The Roundtable says “America needs a modern tax system.
Key components of business tax reform include: setting the corporate tax rate
at 25 percent; adopting a modern international tax system; and making U.S. tax
policy permanent.”
Mr. Trump goes further: He would lower the corporate tax
rate (now 35 percent, the highest in the developed world) to a flat 15 percent
while cutting corporate loopholes.
That, for the Roundtable and many others who favor tax
overhaul, goes too far. The Tax Policy Center of the Brookings Institution
estimated that Mr. Trump’s tax proposals taken together would reduce federal
tax revenue by $9.5 trillion over the first decade and increase the national
debt 80 percent by 2036.
“We proposed 25 percent because we felt we had to suggest
something fiscally sustainable,” Mr. Engler said. “We thought we made a
reasonable proposal that could thread a bipartisan needle. You can get to 25
percent without blowing a hole in the budget.”
Mr. Trump will no doubt get an earful if he accepts the
business group’s pending invitation to meet in an off-the-record session in
September. (The group has invited Mrs. Clinton as well.) Neither candidate has
accepted, but both have said that they are interested, according to Mr. Engler.
Of course, a cool reception from the Roundtable may be
just what Mr. Trump wants, given that he is campaigning against “elites.” He
has alreadybrushed off similar criticism from the United States Chamber of
Commerce, saying the group is in the grip of special interests and “controlled
totally by various groups of people that don’t care about you whatsoever.”

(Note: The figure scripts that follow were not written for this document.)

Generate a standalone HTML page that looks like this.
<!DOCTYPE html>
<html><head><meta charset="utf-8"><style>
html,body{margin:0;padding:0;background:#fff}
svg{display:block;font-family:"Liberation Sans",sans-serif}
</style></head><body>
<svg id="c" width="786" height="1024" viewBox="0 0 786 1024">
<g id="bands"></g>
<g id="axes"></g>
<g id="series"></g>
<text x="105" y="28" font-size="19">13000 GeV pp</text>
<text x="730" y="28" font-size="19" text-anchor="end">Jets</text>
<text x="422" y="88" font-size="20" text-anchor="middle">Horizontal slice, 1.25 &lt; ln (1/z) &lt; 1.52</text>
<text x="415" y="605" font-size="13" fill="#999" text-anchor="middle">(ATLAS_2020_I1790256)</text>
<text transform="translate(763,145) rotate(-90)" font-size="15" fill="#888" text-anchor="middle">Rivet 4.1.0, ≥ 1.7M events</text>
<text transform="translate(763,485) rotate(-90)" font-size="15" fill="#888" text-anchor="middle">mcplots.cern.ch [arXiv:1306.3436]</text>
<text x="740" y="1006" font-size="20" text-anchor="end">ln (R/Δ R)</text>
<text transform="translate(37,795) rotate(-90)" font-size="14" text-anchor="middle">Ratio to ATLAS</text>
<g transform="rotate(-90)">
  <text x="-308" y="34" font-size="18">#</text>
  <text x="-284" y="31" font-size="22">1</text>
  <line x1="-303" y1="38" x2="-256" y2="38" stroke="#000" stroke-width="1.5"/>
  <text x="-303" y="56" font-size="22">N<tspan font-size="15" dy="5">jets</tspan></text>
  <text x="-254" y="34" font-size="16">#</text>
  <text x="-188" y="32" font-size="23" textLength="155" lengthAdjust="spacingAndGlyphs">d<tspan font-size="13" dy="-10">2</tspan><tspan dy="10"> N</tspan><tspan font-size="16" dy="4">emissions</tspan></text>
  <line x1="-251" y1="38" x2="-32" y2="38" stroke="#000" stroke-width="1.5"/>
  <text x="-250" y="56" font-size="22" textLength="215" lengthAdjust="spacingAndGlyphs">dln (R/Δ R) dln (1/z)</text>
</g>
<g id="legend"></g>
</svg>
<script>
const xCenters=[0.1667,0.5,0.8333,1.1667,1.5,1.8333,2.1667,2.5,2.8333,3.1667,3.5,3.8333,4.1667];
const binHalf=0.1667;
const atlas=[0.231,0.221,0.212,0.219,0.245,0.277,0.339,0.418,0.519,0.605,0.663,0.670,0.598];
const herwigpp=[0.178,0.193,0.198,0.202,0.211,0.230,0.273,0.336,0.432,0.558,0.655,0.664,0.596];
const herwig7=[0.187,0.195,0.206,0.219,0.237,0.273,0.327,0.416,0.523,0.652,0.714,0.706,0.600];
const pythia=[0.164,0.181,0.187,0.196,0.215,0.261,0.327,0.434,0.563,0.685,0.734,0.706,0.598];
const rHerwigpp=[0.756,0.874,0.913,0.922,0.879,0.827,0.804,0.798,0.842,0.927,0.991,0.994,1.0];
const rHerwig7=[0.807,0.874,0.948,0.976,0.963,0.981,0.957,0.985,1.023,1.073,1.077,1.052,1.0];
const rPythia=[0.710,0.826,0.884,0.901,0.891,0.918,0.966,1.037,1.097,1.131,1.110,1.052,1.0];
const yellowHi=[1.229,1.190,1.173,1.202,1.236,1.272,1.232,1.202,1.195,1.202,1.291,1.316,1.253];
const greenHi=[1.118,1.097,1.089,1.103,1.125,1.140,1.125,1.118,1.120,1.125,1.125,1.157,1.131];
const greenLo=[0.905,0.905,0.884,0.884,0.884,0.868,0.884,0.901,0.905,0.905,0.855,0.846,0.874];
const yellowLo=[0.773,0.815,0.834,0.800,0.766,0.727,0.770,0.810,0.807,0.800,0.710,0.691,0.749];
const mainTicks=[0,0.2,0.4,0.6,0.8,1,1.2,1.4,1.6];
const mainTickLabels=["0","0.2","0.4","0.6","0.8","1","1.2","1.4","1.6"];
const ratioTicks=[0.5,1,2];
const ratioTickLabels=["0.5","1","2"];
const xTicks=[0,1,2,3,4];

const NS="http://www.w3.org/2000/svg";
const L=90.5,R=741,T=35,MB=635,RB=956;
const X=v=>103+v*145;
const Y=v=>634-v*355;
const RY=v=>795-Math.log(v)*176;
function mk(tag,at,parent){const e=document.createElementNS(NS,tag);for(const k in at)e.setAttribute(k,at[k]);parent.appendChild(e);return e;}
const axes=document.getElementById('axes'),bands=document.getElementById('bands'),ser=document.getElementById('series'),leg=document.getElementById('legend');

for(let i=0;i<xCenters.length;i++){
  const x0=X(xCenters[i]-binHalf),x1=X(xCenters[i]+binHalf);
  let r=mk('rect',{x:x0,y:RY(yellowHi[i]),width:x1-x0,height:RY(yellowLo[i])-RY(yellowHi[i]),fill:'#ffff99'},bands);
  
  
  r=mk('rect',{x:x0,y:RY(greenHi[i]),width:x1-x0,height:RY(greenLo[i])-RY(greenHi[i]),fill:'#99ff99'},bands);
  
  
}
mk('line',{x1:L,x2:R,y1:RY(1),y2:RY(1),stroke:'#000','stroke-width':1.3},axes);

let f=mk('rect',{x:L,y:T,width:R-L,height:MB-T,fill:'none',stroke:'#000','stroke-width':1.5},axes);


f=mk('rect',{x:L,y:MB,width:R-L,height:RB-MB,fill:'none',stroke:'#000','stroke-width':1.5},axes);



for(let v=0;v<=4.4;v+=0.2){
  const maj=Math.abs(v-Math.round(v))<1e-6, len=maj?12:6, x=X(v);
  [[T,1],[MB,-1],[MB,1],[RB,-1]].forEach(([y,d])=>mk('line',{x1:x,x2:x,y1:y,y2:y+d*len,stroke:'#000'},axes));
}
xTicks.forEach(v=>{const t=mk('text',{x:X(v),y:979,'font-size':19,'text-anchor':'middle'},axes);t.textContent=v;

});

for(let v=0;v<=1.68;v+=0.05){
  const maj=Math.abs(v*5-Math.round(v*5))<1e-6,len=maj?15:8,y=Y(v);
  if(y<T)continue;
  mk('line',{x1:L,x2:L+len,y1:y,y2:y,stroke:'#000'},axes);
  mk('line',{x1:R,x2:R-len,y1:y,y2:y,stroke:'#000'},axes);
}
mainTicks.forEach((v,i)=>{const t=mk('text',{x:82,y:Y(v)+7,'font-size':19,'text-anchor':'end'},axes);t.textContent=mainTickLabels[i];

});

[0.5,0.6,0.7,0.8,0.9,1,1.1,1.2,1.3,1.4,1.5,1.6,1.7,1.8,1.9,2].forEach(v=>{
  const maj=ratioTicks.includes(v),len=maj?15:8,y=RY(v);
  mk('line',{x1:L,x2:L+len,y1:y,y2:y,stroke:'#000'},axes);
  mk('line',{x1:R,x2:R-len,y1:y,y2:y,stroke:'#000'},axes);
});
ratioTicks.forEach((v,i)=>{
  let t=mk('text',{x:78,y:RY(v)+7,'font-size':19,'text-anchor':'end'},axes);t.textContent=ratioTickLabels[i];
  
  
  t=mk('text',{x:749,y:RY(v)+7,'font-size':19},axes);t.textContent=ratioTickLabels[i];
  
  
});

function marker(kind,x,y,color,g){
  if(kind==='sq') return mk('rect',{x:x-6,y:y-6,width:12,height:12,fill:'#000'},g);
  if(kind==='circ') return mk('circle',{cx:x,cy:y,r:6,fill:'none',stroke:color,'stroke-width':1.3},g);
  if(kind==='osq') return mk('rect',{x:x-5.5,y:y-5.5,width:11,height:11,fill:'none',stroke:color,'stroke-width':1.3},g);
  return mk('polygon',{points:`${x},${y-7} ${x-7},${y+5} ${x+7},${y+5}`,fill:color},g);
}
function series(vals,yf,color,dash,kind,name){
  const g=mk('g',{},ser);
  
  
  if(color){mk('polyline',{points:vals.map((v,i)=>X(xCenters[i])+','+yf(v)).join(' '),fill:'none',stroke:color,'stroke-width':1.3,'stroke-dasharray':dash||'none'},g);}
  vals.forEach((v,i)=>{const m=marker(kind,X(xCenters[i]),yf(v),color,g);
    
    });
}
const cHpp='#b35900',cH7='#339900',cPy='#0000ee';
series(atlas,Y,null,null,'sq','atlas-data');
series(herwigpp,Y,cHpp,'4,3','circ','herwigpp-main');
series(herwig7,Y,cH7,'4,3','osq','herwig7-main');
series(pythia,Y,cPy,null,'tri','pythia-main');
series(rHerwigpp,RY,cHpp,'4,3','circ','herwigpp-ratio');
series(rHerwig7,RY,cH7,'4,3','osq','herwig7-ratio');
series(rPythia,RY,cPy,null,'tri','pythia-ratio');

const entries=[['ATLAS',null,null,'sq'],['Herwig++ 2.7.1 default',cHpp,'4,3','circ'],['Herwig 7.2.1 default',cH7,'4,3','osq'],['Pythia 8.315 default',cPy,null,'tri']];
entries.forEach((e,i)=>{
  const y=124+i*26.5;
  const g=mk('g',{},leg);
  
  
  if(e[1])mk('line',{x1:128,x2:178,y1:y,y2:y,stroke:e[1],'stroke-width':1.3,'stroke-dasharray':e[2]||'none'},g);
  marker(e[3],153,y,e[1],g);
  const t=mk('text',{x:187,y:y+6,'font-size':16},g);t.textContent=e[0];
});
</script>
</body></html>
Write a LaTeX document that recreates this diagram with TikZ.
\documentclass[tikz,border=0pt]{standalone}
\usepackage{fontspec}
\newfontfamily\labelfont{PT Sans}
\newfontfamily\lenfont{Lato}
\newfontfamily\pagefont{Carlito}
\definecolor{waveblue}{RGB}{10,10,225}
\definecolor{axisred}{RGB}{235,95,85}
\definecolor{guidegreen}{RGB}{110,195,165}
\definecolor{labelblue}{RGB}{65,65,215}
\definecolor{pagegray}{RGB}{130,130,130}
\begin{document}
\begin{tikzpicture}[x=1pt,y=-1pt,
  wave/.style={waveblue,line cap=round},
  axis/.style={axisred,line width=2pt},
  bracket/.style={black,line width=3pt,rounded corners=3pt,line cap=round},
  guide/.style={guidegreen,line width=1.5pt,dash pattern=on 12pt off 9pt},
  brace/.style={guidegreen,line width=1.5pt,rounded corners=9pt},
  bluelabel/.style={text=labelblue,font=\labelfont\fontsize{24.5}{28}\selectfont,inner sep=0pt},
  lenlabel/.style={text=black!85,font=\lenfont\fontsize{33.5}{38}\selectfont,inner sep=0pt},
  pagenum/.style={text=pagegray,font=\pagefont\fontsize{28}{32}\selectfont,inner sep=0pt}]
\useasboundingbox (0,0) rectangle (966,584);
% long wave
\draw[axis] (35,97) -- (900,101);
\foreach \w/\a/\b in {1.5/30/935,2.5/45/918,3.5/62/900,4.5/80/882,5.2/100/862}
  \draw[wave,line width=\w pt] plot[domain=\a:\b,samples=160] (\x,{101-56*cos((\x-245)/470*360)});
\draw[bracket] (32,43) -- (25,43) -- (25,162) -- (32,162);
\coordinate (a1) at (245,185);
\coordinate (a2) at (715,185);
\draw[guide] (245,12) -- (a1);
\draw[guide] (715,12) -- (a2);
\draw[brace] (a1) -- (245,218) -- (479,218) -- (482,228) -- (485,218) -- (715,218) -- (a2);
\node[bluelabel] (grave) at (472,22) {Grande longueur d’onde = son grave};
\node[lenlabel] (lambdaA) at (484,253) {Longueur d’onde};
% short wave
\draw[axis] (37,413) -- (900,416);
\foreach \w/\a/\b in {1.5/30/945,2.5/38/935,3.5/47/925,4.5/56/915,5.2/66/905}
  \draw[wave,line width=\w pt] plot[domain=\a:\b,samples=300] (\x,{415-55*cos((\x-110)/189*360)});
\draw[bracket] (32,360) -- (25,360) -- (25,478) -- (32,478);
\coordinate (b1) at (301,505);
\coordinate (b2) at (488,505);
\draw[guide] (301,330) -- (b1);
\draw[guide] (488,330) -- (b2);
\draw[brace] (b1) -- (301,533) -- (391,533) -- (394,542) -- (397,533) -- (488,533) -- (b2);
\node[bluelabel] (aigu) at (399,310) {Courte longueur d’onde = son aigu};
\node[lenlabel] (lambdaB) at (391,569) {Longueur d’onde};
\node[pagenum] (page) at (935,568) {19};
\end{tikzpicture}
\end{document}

Indeed, Mr. Trump could have had Roundtable members in
mind when he lumped together “powerful corporations, media elites and political
dynasties” as “the people who rigged the system,” as he put it in a speech this
month.
“I want you to imagine how much better our future can be
if we declare independence from the elites who’ve led us to one financial and
foreign policy disaster after another,” he told cheering supporters.